How Millennials are Redefining the Non-profit World

Geeting advice on future investments

If you’ve always suspected that millennials have hearts of gold, a new study from Merill Lynch may help solidify that opinion. According to findings from this new report, 60 percent of millennials are interested in starting their own organization to give something back.

Of course being interested in starting a non-profit and doing so successfully are two very different things. Matthew Dupuis is a Merill Lynch financial advisor who has worked with dozens of millennials and other clients to help them set up their non-profits. Here’s what he had to say about getting started on the right foot.

What are some of the most common mistakes millennials make when trying to set up a non-profit? 

Dupuis: There are so many great organizations and amazing ideas out there, breaking through to the mainstream is difficult. Take the time to understand what you are trying to achieve, the impact you want to have, and how you plan to get there. It’s so important to do your homework and understand what it takes to build out the infrastructure from scratch, both from a financial and time perspective. Surrounding yourself with people who share your same passions and ambition to make a difference is critical. Setting unrealistic expectations is one of the biggest issues I see.

Also, make sure you are balancing the efforts it takes to set up a non-profit with other personal goals. Particularly for millennials, you still need to be sure to be saving for a rainy day fund or even long-term, such as retirement. Setting up an organization requires heavy lifting, and some people fall short of their personal goals when they don’t look at the big picture. 
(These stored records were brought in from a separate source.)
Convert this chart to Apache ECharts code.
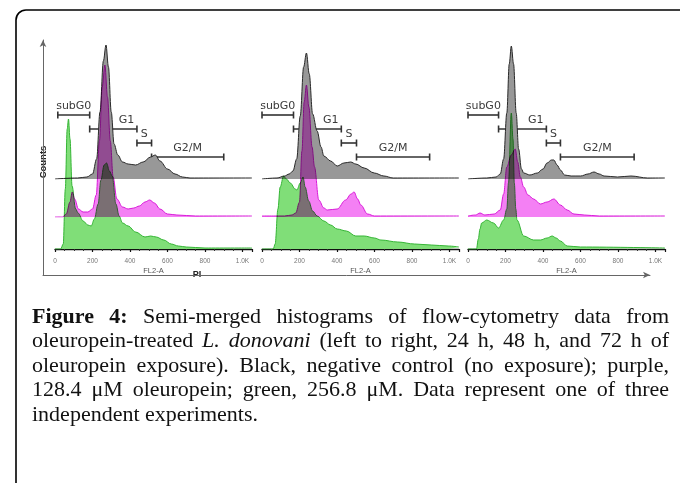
<!DOCTYPE html>
<html><head><meta charset="utf-8">
<script src="https://cdn.jsdelivr.net/npm/echarts@6/dist/echarts.min.js"></script>
<style>
html,body{margin:0;padding:0;background:#fff;}
#wrap{position:relative;width:680px;height:483px;overflow:hidden;background:#fff;isolation:isolate;}
.layer{position:absolute;left:0;top:0;width:680px;height:483px;mix-blend-mode:multiply;}
</style></head><body>
<div id="wrap"><div id="base" class="layer"></div><div id="purple" class="layer"></div><div id="green" class="layer"></div></div>
<script>
// ---------- data (FL2-A channel, relative counts) ----------
const xTicks = [0, 200, 400, 600, 800, 1000];
const timePoints = ['24 h', '48 h', '72 h'];
// black: negative control
const ctl24 = [[0,0],[120,1],[170,2],[200,5],[222,20],[240,67],[258,118],[272,134],[285,112],[300,67],[315,35],[335,24],[360,17],[390,15],[430,14],[470,17],[510,22],[535,24],[560,18],[600,10],[640,5],[680,2],[720,1],[1050,1]];
const ctl48 = [[0,0],[80,1],[120,3],[145,5],[165,8],[185,20],[204,63],[222,112],[237,126],[252,105],[270,65],[294,48],[315,32],[330,23],[366,18],[401,13],[437,16],[473,17],[500,15],[545,11],[599,6],[650,3],[700,1],[1050,1]];
const ctl72 = [[0,0],[100,1],[150,2],[172,5],[190,20],[207,66],[220,115],[231,133],[243,115],[257,66],[270,30],[285,10],[297,6],[330,4],[370,6],[400,10],[422,16],[445,19],[458,19],[475,14],[493,9],[515,4],[550,3],[601,3],[640,5],[672,7],[700,5],[726,3],[797,2],[869,3],[958,1],[1050,1]];
// purple: 128.4 uM oleuropein
const low24 = [[0,0],[40,0],[60,3],[80,15],[92,25],[105,18],[125,8],[150,5],[175,5],[200,8],[220,22],[237,76],[252,130],[266,152],[280,120],[295,76],[310,40],[330,18],[360,10],[390,8],[420,9],[450,11],[480,15],[505,17],[530,14],[560,8],[600,3],[650,2],[750,1],[1050,1]];
const low48 = [[0,1],[60,1],[120,1],[160,2],[180,4],[200,15],[213,66],[225,115],[237,132],[250,110],[267,70],[280,50],[303,17],[330,9],[348,7],[401,8],[446,17],[475,23],[491,25],[510,18],[527,12],[563,3],[600,1],[1050,1]];
const low72 = [[0,1],[40,2],[64,4],[90,2],[140,3],[172,7],[190,23],[207,50],[231,62],[252,68],[265,55],[279,40],[297,30],[320,22],[350,18],[386,13],[422,15],[458,18],[493,12],[529,7],[565,3],[620,2],[700,1],[1050,1]];
// green: 256.8 uM oleuropein
const high24 = [[0,0],[30,0],[44,5],[55,60],[65,120],[72,130],[80,110],[91,63],[110,40],[123,36],[150,28],[175,24],[193,23],[210,30],[230,45],[245,69],[262,84],[275,86],[290,78],[305,73],[325,45],[342,33],[360,26],[390,23],[430,17],[480,12],[510,13],[540,12],[580,9],[620,5],[658,3],[700,2],[800,1],[1050,1]];
const high48 = [[0,0],[60,0],[70,5],[85,40],[97,62],[115,73],[130,70],[151,66],[177,60],[186,59],[204,66],[219,72],[230,62],[249,48],[270,38],[294,33],[330,28],[366,24],[401,20],[450,18],[500,13],[545,13],[600,11],[634,9],[724,7],[814,5],[903,4],[993,3],[1050,2]];
const high72 = [[0,0],[45,0],[55,10],[64,20],[73,26],[100,29],[136,26],[163,21],[190,29],[207,40],[216,66],[231,136],[240,110],[247,66],[255,40],[261,29],[297,13],[350,9],[386,9],[422,11],[449,13],[470,11],[493,8],[529,3],[600,2],[1050,1]];
// gates
const gateNames = ['subG0', 'G1', 'S', 'G2/M'];
const gates24 = [[15,185],[185,437],[437,515],[515,900]];
const gates48 = [[0,168],[168,423],[423,504],[504,894]];
const gates72 = [[0,163],[163,418],[418,493],[493,886]];
const gateLevels = [64, 50, 36, 22];

const captionLines = [
  '*Figure 4:* Semi-merged histograms of flow-cytometry data from',
  'oleuropein-treated _L. donovani_ (left to right, 24 h, 48 h, and 72 h of',
  'oleuropein exposure). Black, negative control (no exposure); purple,',
  '128.4 \u03bcM oleuropein; green, 256.8 \u03bcM. Data represent one of three',
  'independent experiments.'
];

// ---------- layout / style ----------
const PANEL_LEFT = [55, 262, 468];
const PX_PER_UNIT = 0.1875;
const X_MAX = 1050;
const PLOT_TOP = 30;
const BASE = {ctl: 179, low: 217, high: 249};
const GATE_LABEL_AT = [0.5, 0.78, 0.5, 0.5];

function grids(baseline) {
  return PANEL_LEFT.map(l => ({left: l, top: PLOT_TOP, width: X_MAX * PX_PER_UNIT, height: baseline - PLOT_TOP}));
}
function yAxes(baseline) {
  return PANEL_LEFT.map((l, i) => ({type: 'value', gridIndex: i, min: 0, max: baseline - PLOT_TOP, show: false}));
}
function hiddenX() {
  return PANEL_LEFT.map((l, i) => ({type: 'value', gridIndex: i, min: 0, max: X_MAX, show: false}));
}
function hist(data, i, line, fill) {
  return {type: 'line', xAxisIndex: i, yAxisIndex: i, data: data, smooth: 0.35, smoothMonotone: 'x',
    symbol: 'none', silent: true, animation: false,
    lineStyle: {color: line, width: 1}, areaStyle: {color: fill, opacity: 1}};
}

function renderGate(params, api) {
  const i = api.value(3);
  const a = api.coord([api.value(0), api.value(2)]);
  const b = api.coord([api.value(1), api.value(2)]);
  const lx = a[0] + (b[0] - a[0]) * GATE_LABEL_AT[i];
  const st = {stroke: '#333', lineWidth: 1.6};
  return {type: 'group', children: [
    {type: 'line', shape: {x1: a[0], y1: a[1], x2: b[0], y2: b[1]}, style: st},
    {type: 'line', shape: {x1: a[0], y1: a[1] - 3.5, x2: a[0], y2: a[1] + 3.5}, style: st},
    {type: 'line', shape: {x1: b[0], y1: b[1] - 3.5, x2: b[0], y2: b[1] + 3.5}, style: st},
    {type: 'text', x: lx, y: a[1] - 9, style: {text: gateNames[i], font: '11px "DejaVu Sans"', fill: '#3a3a3a',
      textAlign: 'center', textVerticalAlign: 'middle', align: 'center', verticalAlign: 'middle'}}
  ]};
}
function gateSeries(g, i) {
  return {type: 'custom', xAxisIndex: i, yAxisIndex: i, clip: false, silent: true, animation: false,
    data: g.map((r, k) => [r[0], r[1], gateLevels[k], k]),
    encode: {x: [0, 1], y: 2}, renderItem: renderGate};
}

// caption, justified word by word
function captionGraphics() {
  const size = 22, left = 32, right = 669, ys = [317, 341.5, 366, 390.5, 415];
  const ctx = document.createElement('canvas').getContext('2d');
  const out = [];
  captionLines.forEach((line, li) => {
    let bold = false, ital = false, words = [], cur = null;
    for (const ch of line) {
      if (ch === '*') { bold = !bold; continue; }
      if (ch === '_') { ital = !ital; continue; }
      if (ch === ' ') { cur = null; continue; }
      if (!cur) { cur = {t: '', b: bold, i: ital}; words.push(cur); }
      cur.t += ch;
    }
    words.forEach(w => {
      w.font = (w.i ? 'italic ' : '') + (w.b ? 'bold ' : '') + size + 'px "Liberation Serif"';
      ctx.font = w.font; w.w = ctx.measureText(w.t).width;
    });
    ctx.font = size + 'px "Liberation Serif"';
    const sp = ctx.measureText(' ').width;
    const total = words.reduce((s, w) => s + w.w, 0);
    const last = li === captionLines.length - 1;
    const gap = last ? sp : (right - left - total) / (words.length - 1);
    let x = left;
    words.forEach(w => {
      out.push({type: 'text', x: x, y: ys[li], silent: true,
        style: {text: w.t, font: w.font, fill: '#111', textVerticalAlign: 'middle', verticalAlign: 'middle'}});
      x += w.w + gap;
    });
  });
  return out;
}

const labelFmt = v => v >= 1000 ? (v / 1000).toFixed(1) + 'K' : String(v);

// ---------- base layer: control histograms, gates, frame, outer axes, caption ----------
const base = echarts.init(document.getElementById('base'));
const ctlData = [ctl24, ctl48, ctl72];
const gateData = [gates24, gates48, gates72];
base.setOption({
  animation: false,
  grid: grids(BASE.ctl).concat([{left: 43, top: 40, width: 607, height: 235}]),
  xAxis: hiddenX().concat([{type: 'value', gridIndex: 3, min: 0, max: 1, splitLine: {show: false},
    axisTick: {show: false}, axisLabel: {show: false},
    axisLine: {show: true, symbol: ['none', 'arrow'], symbolSize: [5, 7], lineStyle: {color: '#666', width: 1}}}]),
  yAxis: yAxes(BASE.ctl).concat([{type: 'value', gridIndex: 3, min: 0, max: 1, splitLine: {show: false},
    axisTick: {show: false}, axisLabel: {show: false},
    axisLine: {show: true, symbol: ['none', 'arrow'], symbolSize: [5, 7], lineStyle: {color: '#666', width: 1}}}]),
  series: ctlData.map((d, i) => hist(d, i, '#2a2a2a', 'rgb(152,152,152)'))
    .concat(gateData.map((g, i) => gateSeries(g, i))),
  graphic: [
    {type: 'rect', silent: true, shape: {x: 16, y: 10, width: 720, height: 520, r: 10},
      style: {fill: null, stroke: '#000', lineWidth: 1.6}},
    {type: 'text', x: 43, y: 162, rotation: Math.PI / 2, silent: true,
      style: {text: 'Counts', font: 'bold 9.5px "Liberation Sans Narrow", "Liberation Sans"', fill: '#222',
        align: 'center', verticalAlign: 'middle', textAlign: 'center', textVerticalAlign: 'middle',
        backgroundColor: '#fff', padding: [1, 2]}},
    {type: 'text', x: 197, y: 275, silent: true,
      style: {text: 'PI', font: 'bold 9px "Liberation Sans"', fill: '#222',
        align: 'center', verticalAlign: 'middle', textAlign: 'center', textVerticalAlign: 'middle',
        backgroundColor: '#fff', padding: [1, 6]}}
  ].concat(captionGraphics())
});

// ---------- purple layer ----------
const purple = echarts.init(document.getElementById('purple'));
purple.setOption({
  animation: false,
  grid: grids(BASE.low), xAxis: hiddenX(), yAxis: yAxes(BASE.low),
  series: [low24, low48, low72].map((d, i) => hist(d, i, '#d81bd8', 'rgb(244,128,244)'))
});

// ---------- green layer with the FL2-A axes ----------
const green = echarts.init(document.getElementById('green'));
green.setOption({
  animation: false,
  grid: grids(BASE.high),
  xAxis: PANEL_LEFT.map((l, i) => ({type: 'value', gridIndex: i, min: 0, max: X_MAX, interval: xTicks[1] - xTicks[0],
    name: 'FL2-A', nameLocation: 'middle', nameGap: 18,
    nameTextStyle: {fontSize: 7.5, color: '#555', fontFamily: 'Liberation Sans'},
    splitLine: {show: false},
    axisLine: {show: true, lineStyle: {color: '#111', width: 1.3}},
    axisTick: {show: true, length: 3, lineStyle: {color: '#111', width: 1.2}},
    minorTick: {show: true, splitNumber: 4, length: 2, lineStyle: {color: '#333', width: 1}},
    axisLabel: {fontSize: 6.5, color: '#777', margin: 9, fontFamily: 'Liberation Sans', showMaxLabel: false,
      formatter: labelFmt}})),
  yAxis: yAxes(BASE.high),
  series: [high24, high48, high72].map((d, i) => hist(d, i, '#35b535', 'rgb(128,222,120)'))
});
</script>
</body></html>
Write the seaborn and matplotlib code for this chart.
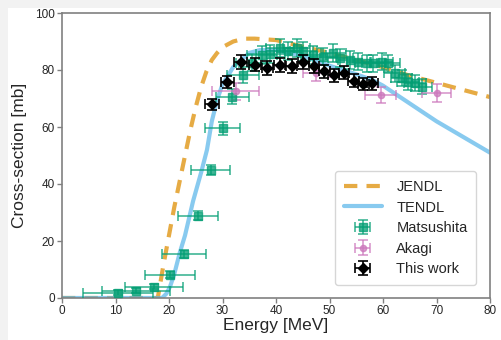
import numpy as np
import pandas as pd
import matplotlib
matplotlib.use("Agg")
import matplotlib.pyplot as plt
import seaborn as sns
from matplotlib.patches import Rectangle

# ---------------- data ----------------
jendl_e = [0, 17.9, 19, 21, 23, 24, 25, 26, 27, 28, 29, 30, 32, 34, 36, 40, 45, 50, 55, 60, 65, 70, 75, 80]
jendl_s = [0, 0, 12, 32, 50, 59, 67, 74, 79.5, 83.5, 86, 88, 90, 91, 91, 90.5, 88.2, 86, 83.5, 81, 78, 75.5, 73, 70.5]

tendl_e = [0, 18.7, 19.5, 20.2, 21, 22, 23, 24.5, 26, 27.1, 28, 29, 30, 32, 35, 37, 40, 45, 50, 55, 58, 60, 70, 80]
tendl_s = [0, 0, 1.5, 4, 8.5, 15.8, 22, 34, 44, 52, 62, 69.5, 75, 81, 86, 87, 87, 85, 81.5, 78.5, 76.5, 74.5, 62, 51]

mat_e = [10.5, 13.8, 17.2, 20.2, 22.8, 25.4, 27.8, 30.0, 31.8, 33.9, 35.5, 37.3, 38.9, 40.7, 42.3,
         43.9, 45.1, 47.0, 48.8, 50.7, 52.0, 53.8, 55.4, 57.0, 58.2, 59.8, 61.0, 62.2, 63.5, 64.7,
         66.0, 67.2]
mat_s = [1.9, 2.6, 4.0, 8.1, 15.4, 28.9, 44.9, 59.5, 70.6, 78.3, 82.6, 85.3, 85.6, 87.6, 86.8,
         87.6, 86.5, 85.3, 84.7, 85.9, 84.1, 83.5, 82.9, 82.3, 82.3, 82.9, 82.3, 78.8, 77.1, 75.9,
         75.4, 74.2]
mat_xerr = [6.6, 6.3, 5.4, 4.6, 4.1, 3.8, 3.6, 3.3, 3.1, 3.0, 2.9, 2.8, 2.7, 2.6, 2.6,
            2.5, 2.5, 2.4, 2.4, 2.3, 2.3, 2.2, 2.2, 2.2, 2.1, 2.1, 2.1, 2.0, 2.0, 2.0,
            2.0, 2.0]
mat_yerr = [1.0, 1.0, 1.0, 1.2, 1.5, 1.6, 1.8, 2.2, 2.6, 2.9, 3.0, 3.1, 3.1, 3.2, 3.2,
            3.2, 3.2, 3.1, 3.1, 3.1, 3.1, 3.0, 3.0, 3.0, 3.0, 3.0, 3.0, 2.9, 2.8, 2.8,
            2.8, 2.7]

aka_e = [32.5, 47.5, 59.6, 70.0]
aka_s = [72.5, 79.0, 71.2, 71.8]
aka_xerr = [4.4, 2.5, 2.9, 2.7]
aka_yerr = [3.0, 3.0, 2.9, 3.2]

tw_e = [28.0, 30.9, 33.4, 36.1, 38.4, 40.7, 42.9, 45.1, 47.1, 49.0, 50.8, 52.7, 54.5, 56.3, 58.0]
tw_s = [67.9, 75.8, 82.8, 81.9, 80.8, 81.8, 81.4, 82.7, 81.5, 79.5, 78.2, 79.1, 76.3, 75.1, 75.3]
tw_xerr = [1.3, 1.2, 1.2, 1.1, 1.1, 1.0, 1.0, 1.0, 1.0, 1.0, 1.0, 1.0, 1.0, 1.0, 1.0]
tw_yerr = [2.0, 2.2, 2.4, 2.4, 2.4, 2.4, 2.4, 2.4, 2.4, 2.3, 2.3, 2.3, 2.2, 2.2, 2.2]

# ---------------- style ----------------
sns.set_style("white")
plt.rcParams['font.family'] = ['Liberation Sans', 'DejaVu Sans']

fig = plt.figure(figsize=(5.02, 3.40), dpi=100, facecolor='white')
# light grey screenshot margins (left and top)
fig.patches.append(Rectangle((0, 0), 8 / 502, 1, transform=fig.transFigure,
                             facecolor='#f2f2f2', edgecolor='none', zorder=-10))
fig.patches.append(Rectangle((0, 1 - 8 / 340), 1, 8 / 340, transform=fig.transFigure,
                             facecolor='#f2f2f2', edgecolor='none', zorder=-10))
ax = fig.add_axes([62 / 502, 1 - 298 / 340, 428 / 502, 285 / 340])

jendl = pd.DataFrame({'E': jendl_e, 's': jendl_s})
tendl = pd.DataFrame({'E': tendl_e, 's': tendl_s})

sns.lineplot(data=jendl, x='E', y='s', ax=ax, color='#de8f05', alpha=0.75, lw=3,
             linestyle=(0, (3.2, 2.2)), label='JENDL', zorder=2)
sns.lineplot(data=tendl, x='E', y='s', ax=ax, color='#56b4e9', alpha=0.7, lw=3,
             label='TENDL', zorder=2)

ax.errorbar(mat_e, mat_s, xerr=mat_xerr, yerr=mat_yerr, fmt='s', color='#029e73',
            ms=6, alpha=0.75, capsize=3.5, elinewidth=1.2, capthick=1.2,
            label='Matsushita', zorder=3)
ax.errorbar(aka_e, aka_s, xerr=aka_xerr, yerr=aka_yerr, fmt='o', color='#cc78bc',
            ms=4.5, alpha=0.75, capsize=3.5, elinewidth=1.2, capthick=1.2,
            label='Akagi', zorder=3)
ax.errorbar(tw_e, tw_s, xerr=tw_xerr, yerr=tw_yerr, fmt='D', color='black',
            ms=5.5, capsize=3.5, elinewidth=1.2, capthick=1.2,
            label='This work', zorder=4)

ax.set_xlim(0, 80)
ax.set_ylim(0, 100)
ax.set_xticks(range(0, 81, 10))
ax.set_yticks(range(0, 101, 20))
ax.set_xlabel('Energy [MeV]', fontsize=12.5, labelpad=1)
ax.set_ylabel('Cross-section [mb]', fontsize=12.5, labelpad=6)
ax.tick_params(axis='both', which='major', labelsize=8.5, direction='out', length=3.5,
               width=1, color='#808080', pad=1.5, bottom=True, left=True)
for sp in ax.spines.values():
    sp.set_color('#808080')
    sp.set_linewidth(1.2)

leg = ax.legend(loc='lower right', fontsize=10.5, frameon=True, fancybox=True,
                borderpad=0.6, labelspacing=0.45, handlelength=2.6, handletextpad=1.0,
                bbox_to_anchor=(0.985, 0.02))
leg.get_frame().set_edgecolor('#cccccc')
leg.get_frame().set_linewidth(1.0)

fig.savefig('out.png', dpi=100, facecolor=fig.get_facecolor())
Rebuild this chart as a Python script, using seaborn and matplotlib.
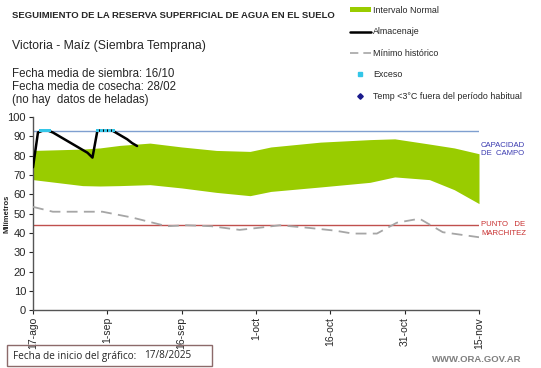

For more on how to save for retirement on an inconsistent income, check out this piece, or read this one about how to jump start retirement savings after 40.

What are the three most important things you need to do when trying to set up a non-profit? 

Dupuis: First, take the process one step at a time and have patience — get to know what you’re trying to do and what the roadblocks in front of you might be.

Second, find someone to act as an advisor so you bounce ideas off them and really use them as a soundboard. A good advisor will be able to point you in the right direction and help you put a working plan in place.

Third, understand and focus on what your short, medium and long-term goals are. One of my clients, Clarissa Black, is the founder of Pets for Vets, which matches shelter dogs to returning veterans to help them with post-traumatic stress disorder, traumatic brain injury, anxiety and depression. As Clarissa was building out the program, we spent time talking about what kept her up at night, the impact she wanted to deliver, and what she was ultimately hoping to achieve. By having a goals-based plan in place, we are able to identify the right solutions to build out the organization for the long-haul.

What other advice do you have, particularly for millennials interested in setting up a non-profit?

Dupuis: Keep in mind it’s never too early to talk with an advisor about putting a plan in place and how you can structure your assets to meet your financial goals. Contributing time and/or money for something that’s important to you is becoming a part of many people’s goals and aspirations. And for those who might not be looking to start a non-profit but want to give, there are organizations and investments you can consider to make an impact. Millennials are redefining philanthropic giving, both in the form of time and money. It’s no longer all about how much one can accumulate, but rather how much one can give back to something they’re passionate about during their lifetime. This millennial generation is making positive impacts every single day and will be alive to see their determinations become realities.